Ethiopian athletics icon and former holder of the marathon world record Haile Gebrselassie has donated £30,000 ($37,000/€34,000) to his nation's COVID-19 relief fund.
The fund, set up by Ethiopia's Prime Minister Abiy Ahmed, is to help towards preventing further infection, with 111 confirmed cases to date in Ethiopia resulting in the deaths of three people.
Gebrselassie has called for unity in these times of uncertainty, according to Athletics Weekly.
"This is not a time to take advantage, but to save lives - right now we have to stand side by side," Gebrselassie said.
He is now the owner of several businesses in the country including hotels and coffee farms, infamously exchanging a war of words with British distance runner Sir Mo Farah regarding theft and assault allegations during Farah's stay at one of Gebrselassie's hotels.
Gebrselassie has also expressed worries over the financial future of his 3,000 employees, but maintains a hope to pay them during what is expected to be a period of economic crisis.
"I don't sleep more than four hours a night.
"What happens if my employees have no income?
"What happens if something happens to me?
"Who will take care of the people I love?
"Even as a chief executive officer, I have no control over this situation, maybe that makes me listen to my employees and customers better."
Concerns have been raised over a potential famine in Ethiopia as well due to the reduction in food production caused by the pandemic.

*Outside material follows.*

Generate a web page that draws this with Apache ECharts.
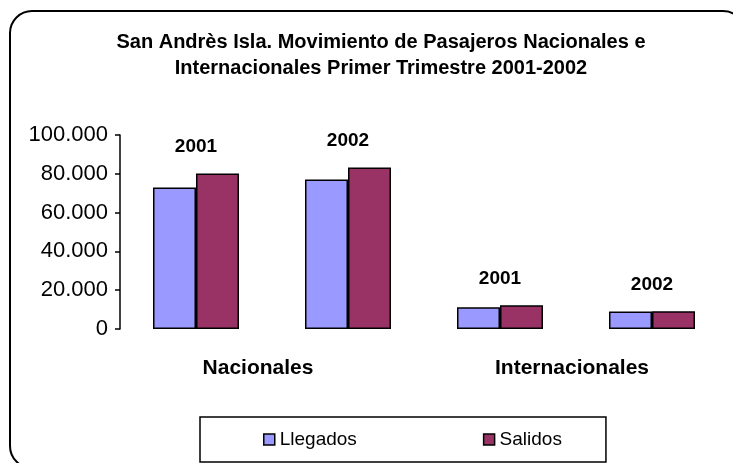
<!DOCTYPE html>
<html>
<head>
<meta charset="utf-8">
<script src="https://cdn.jsdelivr.net/npm/echarts@6/dist/echarts.min.js"></script>
<style>
  html, body { margin: 0; padding: 0; background: #fff; }
  #chart { width: 733px; height: 463px; }
</style>
</head>
<body>
<div id="chart"></div>
<script>
// Data
const categories = ['Nacionales 2001', 'Nacionales 2002', 'Internacionales 2001', 'Internacionales 2002']
const yearLabels = ['2001', '2002', '2001', '2002']
const groups = ['Nacionales', 'Internacionales']
const llegados = [73000, 77000, 11200, 9000]
const salidos = [80200, 83200, 12200, 9200]
const yTicks = [0, 20000, 40000, 60000, 80000, 100000]

const font = "'Liberation Sans', Arial, sans-serif"

const formatThousands = v => String(v).replace(/\B(?=(\d{3})+(?!\d))/g, '.')

// group labels sit a bit left of the group centre in the original
const groupLabelPad = [28, 8]

const chart = echarts.init(document.getElementById('chart'))

const option = {
  animation: false,
  backgroundColor: '#fff',
  title: {
    text: 'San Andrès Isla. Movimiento de Pasajeros Nacionales e\nInternacionales Primer Trimestre 2001-2002',
    left: 381,
    top: 29,
    padding: 0,
    textAlign: 'center',
    textStyle: {
      fontFamily: font,
      fontSize: 20,
      fontWeight: 'bold',
      color: '#000',
      lineHeight: 26,
    },
  },
  legend: {
    left: 200,
    top: 417,
    padding: [13, 44, 13, 63],
    itemGap: 126,
    itemWidth: 11,
    itemHeight: 11,
    itemStyle: { borderColor: '#000', borderWidth: 1.5 },
    borderColor: '#000',
    borderWidth: 1.5,
    icon: 'rect',
    textStyle: { fontFamily: font, fontSize: 19, color: '#000' },
    data: ['Llegados', 'Salidos'],
  },
  grid: {
    left: 120,
    right: 5,
    top: 135,
    bottom: 134,
  },
  xAxis: [
    {
      type: 'category',
      data: categories,
      axisLine: { show: false },
      axisTick: { show: false },
      axisLabel: { show: false },
    },
    {
      type: 'category',
      data: groups.map((g, i) => ({ value: g, textStyle: { padding: [0, groupLabelPad[i], 0, 0] } })),
      position: 'bottom',
      axisLine: { show: false },
      axisTick: { show: false },
      axisLabel: {
        margin: 29,
        fontFamily: font,
        fontSize: 21,
        fontWeight: 'bold',
        color: '#000',
      },
    },
  ],
  yAxis: {
    type: 'value',
    min: yTicks[0],
    max: yTicks[yTicks.length - 1],
    interval: 20000,
    splitLine: { show: false },
    axisLine: { show: true, lineStyle: { color: '#000', width: 1.5 } },
    axisTick: { show: true, length: 5, lineStyle: { color: '#000', width: 1.5 } },
    axisLabel: {
      margin: 12,
      fontFamily: font,
      fontSize: 22,
      color: '#000',
      formatter: formatThousands,
    },
  },
  series: [
    {
      name: 'Llegados',
      type: 'bar',
      data: llegados,
      barWidth: 43,
      barGap: '0%',
      itemStyle: { color: '#9999ff', borderColor: '#000', borderWidth: 1.5 },
    },
    {
      name: 'Salidos',
      type: 'bar',
      data: salidos,
      barWidth: 43,
      barGap: '0%',
      itemStyle: { color: '#993366', borderColor: '#000', borderWidth: 1.5 },
      label: {
        show: true,
        position: 'top',
        distance: 17,
        offset: [-21.5, 0],
        fontFamily: font,
        fontSize: 19,
        fontWeight: 'bold',
        color: '#000',
        formatter: p => yearLabels[p.dataIndex],
      },
    },
  ],
  graphic: [
    {
      type: 'rect',
      silent: true,
      shape: { x: 10, y: 11, width: 735, height: 457, r: 22 },
      style: { fill: 'none', stroke: '#000', lineWidth: 2 },
    },
  ],
}

chart.setOption(option)
</script>
</body>
</html>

"Many of my employees work on coffee farms and I urge them to also plant potatoes - if not for sale, then for themselves and their families, then they will have something to fall back on," Gebrselassie advised.
The double Olympic champion over 10,000 metres also said that athletes must use their position to give hope to fans.
"It's great that athletes donate for COVID-19 funds, but they could actually also give an encouraging message to those in need: don't worry about the darkness of today, think about the light of tomorrow," Gebrselassie added.
To date, there have been more than 2.44 million confirmed coronavirus cases worldwide, resulting in the deaths of at least 168,000 people.